Borthwick not happy at all. The cracks are no longer papered over. He has to seriously consider whether he’s on the right track, because it sure doesn’t look like it.

Galthié even less happy. This was meant to be France refinding their mojo, putting together an 80-minute attack and restoring the French public’s love for their team. Fail, fail, fail. Some deep thinking to do and some real problems.

Looking Ahead

Next week is the second rest week of the Six Nations. This will be the last time we have this symmetrical format.

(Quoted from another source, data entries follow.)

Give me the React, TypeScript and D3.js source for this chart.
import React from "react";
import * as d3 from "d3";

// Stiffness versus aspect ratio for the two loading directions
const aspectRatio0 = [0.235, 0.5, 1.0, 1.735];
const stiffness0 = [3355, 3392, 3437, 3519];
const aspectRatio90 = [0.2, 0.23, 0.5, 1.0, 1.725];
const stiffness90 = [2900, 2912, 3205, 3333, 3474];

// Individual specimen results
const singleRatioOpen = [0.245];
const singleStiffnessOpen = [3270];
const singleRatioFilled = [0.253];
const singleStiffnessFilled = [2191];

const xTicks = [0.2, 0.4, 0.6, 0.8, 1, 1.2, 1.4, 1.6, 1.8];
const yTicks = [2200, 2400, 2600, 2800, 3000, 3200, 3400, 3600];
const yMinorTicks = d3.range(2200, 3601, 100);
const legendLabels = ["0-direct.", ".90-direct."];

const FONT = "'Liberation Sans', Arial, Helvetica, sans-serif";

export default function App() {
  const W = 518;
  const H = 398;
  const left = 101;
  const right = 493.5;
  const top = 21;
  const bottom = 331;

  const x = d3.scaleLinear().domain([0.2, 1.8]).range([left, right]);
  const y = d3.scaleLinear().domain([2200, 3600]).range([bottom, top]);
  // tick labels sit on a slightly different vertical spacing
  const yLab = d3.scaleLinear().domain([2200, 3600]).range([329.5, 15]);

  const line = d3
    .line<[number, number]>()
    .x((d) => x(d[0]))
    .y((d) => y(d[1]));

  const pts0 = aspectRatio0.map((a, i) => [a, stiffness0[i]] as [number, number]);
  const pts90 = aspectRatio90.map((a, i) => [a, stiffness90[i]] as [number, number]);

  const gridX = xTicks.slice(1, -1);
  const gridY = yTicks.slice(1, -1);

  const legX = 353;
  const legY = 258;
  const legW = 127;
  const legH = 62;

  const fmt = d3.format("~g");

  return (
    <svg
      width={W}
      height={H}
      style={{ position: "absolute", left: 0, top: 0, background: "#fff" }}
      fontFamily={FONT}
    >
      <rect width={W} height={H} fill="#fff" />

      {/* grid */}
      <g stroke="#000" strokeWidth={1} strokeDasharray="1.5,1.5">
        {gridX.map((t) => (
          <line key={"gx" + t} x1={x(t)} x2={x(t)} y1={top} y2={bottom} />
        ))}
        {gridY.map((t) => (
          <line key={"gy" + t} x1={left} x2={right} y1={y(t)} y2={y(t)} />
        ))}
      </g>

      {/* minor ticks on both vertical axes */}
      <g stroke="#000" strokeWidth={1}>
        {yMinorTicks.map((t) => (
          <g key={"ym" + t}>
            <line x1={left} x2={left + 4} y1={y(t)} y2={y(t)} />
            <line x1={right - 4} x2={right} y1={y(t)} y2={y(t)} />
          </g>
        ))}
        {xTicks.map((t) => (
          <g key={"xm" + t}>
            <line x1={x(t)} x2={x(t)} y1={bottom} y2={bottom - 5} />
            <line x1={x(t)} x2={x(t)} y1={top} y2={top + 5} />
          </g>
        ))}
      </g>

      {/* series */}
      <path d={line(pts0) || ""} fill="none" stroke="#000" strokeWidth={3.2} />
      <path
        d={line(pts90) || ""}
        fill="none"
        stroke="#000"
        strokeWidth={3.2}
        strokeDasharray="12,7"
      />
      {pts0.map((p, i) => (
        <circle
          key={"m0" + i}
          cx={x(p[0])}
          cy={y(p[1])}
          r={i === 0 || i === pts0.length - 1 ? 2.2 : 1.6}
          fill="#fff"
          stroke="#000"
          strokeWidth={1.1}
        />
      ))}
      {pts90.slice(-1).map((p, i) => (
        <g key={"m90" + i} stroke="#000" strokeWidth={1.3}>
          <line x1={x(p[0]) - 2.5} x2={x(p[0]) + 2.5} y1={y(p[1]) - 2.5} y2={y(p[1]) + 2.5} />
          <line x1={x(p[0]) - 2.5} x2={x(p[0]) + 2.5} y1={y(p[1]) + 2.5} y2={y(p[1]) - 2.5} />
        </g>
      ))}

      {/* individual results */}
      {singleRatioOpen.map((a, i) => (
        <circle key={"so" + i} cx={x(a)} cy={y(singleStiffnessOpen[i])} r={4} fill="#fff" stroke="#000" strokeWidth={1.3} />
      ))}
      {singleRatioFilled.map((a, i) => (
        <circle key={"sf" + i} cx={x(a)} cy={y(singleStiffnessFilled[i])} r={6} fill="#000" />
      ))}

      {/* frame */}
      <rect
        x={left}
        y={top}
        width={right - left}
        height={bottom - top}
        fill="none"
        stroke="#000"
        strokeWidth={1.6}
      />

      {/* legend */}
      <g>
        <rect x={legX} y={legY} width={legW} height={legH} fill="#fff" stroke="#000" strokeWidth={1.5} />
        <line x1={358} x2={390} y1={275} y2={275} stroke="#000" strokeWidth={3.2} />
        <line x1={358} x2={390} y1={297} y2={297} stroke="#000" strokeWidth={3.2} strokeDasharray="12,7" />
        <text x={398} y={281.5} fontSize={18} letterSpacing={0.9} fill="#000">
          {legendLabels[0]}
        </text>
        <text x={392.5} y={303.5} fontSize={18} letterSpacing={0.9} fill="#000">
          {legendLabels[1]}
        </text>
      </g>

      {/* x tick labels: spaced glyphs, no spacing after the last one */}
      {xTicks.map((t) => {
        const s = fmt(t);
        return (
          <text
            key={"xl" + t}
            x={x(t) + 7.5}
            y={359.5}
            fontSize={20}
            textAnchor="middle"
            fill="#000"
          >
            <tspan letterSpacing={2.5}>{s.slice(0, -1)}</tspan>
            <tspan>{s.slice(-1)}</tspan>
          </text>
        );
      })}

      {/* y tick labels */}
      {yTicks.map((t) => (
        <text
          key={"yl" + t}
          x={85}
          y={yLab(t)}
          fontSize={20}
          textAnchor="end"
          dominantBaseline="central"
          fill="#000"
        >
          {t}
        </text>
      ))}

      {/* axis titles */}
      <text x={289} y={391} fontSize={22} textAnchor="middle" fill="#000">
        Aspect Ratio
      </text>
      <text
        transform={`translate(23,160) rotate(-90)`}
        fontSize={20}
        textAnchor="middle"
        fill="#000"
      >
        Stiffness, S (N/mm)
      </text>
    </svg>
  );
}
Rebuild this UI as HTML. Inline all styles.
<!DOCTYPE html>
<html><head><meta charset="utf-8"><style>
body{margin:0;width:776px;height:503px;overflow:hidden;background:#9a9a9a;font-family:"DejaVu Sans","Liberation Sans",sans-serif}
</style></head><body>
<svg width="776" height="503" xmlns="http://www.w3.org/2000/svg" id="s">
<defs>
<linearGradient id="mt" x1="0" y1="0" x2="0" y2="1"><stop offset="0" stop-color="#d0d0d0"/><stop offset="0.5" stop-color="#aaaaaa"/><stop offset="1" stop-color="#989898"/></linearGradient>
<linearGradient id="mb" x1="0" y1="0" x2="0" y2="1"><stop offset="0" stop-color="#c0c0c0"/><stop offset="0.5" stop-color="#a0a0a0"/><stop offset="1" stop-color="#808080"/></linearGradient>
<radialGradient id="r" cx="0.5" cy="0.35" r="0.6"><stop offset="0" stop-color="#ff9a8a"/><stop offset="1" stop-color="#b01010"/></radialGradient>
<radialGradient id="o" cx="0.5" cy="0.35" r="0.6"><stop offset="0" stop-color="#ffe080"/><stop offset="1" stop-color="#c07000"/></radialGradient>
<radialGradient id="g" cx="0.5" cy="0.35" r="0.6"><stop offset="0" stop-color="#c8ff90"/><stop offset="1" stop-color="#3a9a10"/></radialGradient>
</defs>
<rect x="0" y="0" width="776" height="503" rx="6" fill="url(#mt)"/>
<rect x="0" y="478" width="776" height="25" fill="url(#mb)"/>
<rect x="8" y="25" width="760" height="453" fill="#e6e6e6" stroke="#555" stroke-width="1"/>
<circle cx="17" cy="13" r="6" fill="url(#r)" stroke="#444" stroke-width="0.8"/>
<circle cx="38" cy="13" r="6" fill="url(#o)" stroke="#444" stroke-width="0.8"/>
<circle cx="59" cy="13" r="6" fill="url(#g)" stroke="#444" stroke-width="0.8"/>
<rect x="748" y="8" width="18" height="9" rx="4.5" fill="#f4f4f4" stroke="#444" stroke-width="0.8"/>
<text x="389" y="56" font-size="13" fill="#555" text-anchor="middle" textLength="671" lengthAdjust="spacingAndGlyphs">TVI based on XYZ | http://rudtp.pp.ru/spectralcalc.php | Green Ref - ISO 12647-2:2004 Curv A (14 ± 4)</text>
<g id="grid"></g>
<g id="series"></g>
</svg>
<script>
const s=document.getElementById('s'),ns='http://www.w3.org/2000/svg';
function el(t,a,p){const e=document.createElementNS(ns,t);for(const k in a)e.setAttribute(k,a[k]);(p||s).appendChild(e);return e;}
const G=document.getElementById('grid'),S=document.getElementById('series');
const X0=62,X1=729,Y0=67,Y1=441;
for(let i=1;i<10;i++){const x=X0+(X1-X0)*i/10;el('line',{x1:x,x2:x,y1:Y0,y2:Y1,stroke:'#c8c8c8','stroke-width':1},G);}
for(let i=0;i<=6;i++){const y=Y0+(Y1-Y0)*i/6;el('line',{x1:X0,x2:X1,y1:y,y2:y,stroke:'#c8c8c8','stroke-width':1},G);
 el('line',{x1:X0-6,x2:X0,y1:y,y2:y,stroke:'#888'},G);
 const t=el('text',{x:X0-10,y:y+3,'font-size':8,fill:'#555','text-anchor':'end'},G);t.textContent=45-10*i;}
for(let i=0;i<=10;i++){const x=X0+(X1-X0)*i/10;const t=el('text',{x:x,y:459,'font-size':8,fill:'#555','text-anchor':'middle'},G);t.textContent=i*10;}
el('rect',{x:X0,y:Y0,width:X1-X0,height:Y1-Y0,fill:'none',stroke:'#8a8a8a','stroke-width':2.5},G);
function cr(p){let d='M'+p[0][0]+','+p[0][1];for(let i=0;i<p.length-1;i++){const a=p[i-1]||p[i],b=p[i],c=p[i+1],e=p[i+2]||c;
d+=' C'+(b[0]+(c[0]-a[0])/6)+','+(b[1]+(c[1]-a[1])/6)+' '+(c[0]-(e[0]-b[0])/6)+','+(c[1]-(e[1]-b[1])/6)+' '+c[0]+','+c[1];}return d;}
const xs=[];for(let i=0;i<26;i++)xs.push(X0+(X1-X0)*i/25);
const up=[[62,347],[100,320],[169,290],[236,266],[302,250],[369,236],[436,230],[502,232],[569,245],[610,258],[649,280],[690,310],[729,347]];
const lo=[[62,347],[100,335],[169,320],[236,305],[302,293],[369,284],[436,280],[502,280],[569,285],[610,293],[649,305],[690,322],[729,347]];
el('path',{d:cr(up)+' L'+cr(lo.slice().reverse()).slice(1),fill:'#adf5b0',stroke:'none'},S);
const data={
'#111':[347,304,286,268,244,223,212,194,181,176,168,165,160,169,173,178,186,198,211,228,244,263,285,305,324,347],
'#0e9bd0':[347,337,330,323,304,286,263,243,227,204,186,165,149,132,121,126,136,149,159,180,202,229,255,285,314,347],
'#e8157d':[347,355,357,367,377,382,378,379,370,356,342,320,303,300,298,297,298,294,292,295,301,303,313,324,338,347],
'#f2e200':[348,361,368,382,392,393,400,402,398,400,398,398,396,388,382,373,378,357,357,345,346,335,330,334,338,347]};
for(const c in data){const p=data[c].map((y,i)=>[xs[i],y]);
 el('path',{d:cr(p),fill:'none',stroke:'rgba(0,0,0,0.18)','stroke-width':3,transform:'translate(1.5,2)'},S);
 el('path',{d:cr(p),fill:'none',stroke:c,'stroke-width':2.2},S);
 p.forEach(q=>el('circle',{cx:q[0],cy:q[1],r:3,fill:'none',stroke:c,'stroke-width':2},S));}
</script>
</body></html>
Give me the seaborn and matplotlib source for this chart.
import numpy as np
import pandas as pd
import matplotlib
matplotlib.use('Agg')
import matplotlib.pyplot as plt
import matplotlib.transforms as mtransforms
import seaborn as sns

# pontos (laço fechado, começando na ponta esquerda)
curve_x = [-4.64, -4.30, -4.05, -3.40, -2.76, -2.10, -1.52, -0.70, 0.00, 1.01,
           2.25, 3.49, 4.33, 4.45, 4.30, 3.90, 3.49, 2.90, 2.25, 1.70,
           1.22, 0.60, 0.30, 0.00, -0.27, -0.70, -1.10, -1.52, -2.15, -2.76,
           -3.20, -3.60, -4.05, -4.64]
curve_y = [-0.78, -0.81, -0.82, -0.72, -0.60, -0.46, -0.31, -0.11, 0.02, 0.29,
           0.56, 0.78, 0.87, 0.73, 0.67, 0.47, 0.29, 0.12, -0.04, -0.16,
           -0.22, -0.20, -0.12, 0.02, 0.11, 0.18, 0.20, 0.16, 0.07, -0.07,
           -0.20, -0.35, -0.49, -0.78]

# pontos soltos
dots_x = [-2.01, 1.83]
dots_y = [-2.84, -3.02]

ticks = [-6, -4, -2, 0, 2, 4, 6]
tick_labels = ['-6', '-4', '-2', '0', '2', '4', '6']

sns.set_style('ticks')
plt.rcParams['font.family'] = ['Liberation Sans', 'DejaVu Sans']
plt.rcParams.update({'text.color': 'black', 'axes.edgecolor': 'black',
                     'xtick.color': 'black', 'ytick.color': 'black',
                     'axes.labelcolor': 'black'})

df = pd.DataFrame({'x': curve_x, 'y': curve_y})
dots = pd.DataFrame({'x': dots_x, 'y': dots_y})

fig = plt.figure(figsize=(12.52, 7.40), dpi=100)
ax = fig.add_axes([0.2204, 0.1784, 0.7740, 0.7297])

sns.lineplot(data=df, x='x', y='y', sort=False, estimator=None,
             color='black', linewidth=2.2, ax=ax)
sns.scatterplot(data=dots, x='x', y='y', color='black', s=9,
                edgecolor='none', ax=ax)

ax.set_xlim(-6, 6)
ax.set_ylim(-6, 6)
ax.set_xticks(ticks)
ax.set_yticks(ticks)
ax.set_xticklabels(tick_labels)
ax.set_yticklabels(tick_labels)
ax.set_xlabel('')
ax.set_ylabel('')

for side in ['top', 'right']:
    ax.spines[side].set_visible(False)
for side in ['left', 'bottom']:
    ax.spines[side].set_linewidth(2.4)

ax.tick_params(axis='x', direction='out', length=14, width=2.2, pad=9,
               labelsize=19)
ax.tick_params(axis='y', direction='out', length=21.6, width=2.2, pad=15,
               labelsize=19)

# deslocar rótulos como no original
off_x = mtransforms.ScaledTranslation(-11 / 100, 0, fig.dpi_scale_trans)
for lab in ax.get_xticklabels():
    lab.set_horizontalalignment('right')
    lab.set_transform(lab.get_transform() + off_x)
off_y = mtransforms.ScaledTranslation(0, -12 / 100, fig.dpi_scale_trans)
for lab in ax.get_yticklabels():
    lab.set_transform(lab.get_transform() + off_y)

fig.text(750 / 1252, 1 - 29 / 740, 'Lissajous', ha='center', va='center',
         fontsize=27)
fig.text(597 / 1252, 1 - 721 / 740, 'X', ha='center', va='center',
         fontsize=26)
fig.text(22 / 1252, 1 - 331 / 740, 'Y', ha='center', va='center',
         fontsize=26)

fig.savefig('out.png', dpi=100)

In a fortnight we have the following matches:

Italy v Scotland

It’s hard to see Italy coping with Scotland, particularly buoyed by beating the English again. Tuipulotu hobbled off and it looked bad, but his replacement, whose name eludes me, looked good.

England v Ireland

The English defence, at the most charitable, is trying to learn how to be what the Springbok defence last year was. There’s a quote from one of the core Bokkes, Am I think, saying it took them 25 tests to get to the point it was right. England will be playing their fourth game with the new system. While I’m not sure that this Ireland are as good as the Ireland of last autumn, I’m not sure they’re that far off. And this is the only side that beat South Africa in the World Cup last year. Yes, we can talk about close decisions in their defeat of France, the red card and the extra man in their defeat of New Zealand, but Ireland still beat the fully bedded in defensive system. I can’t see Ireland losing this.

Wales v France

I don’t know how to call this one. If France perform like they did on Sunday, Wales - I can’t believe I’m going to write this - don’t have to play at the best we’ve seen this year to win. The side that scored 26 unanswered points against Scotland in the second half, will beat that France. But, we know it won’t be that France. Who knows what team Galthié will pick? Even if he makes the smallest changes possible, 10 and 12 only, the team will play somewhat differently. Will it be good enough? 🤷‍♀️

A month ago I was hoping Wales had improved enough this wasn’t embarrassing. Now I’m hoping it’s a win, but any result is possible.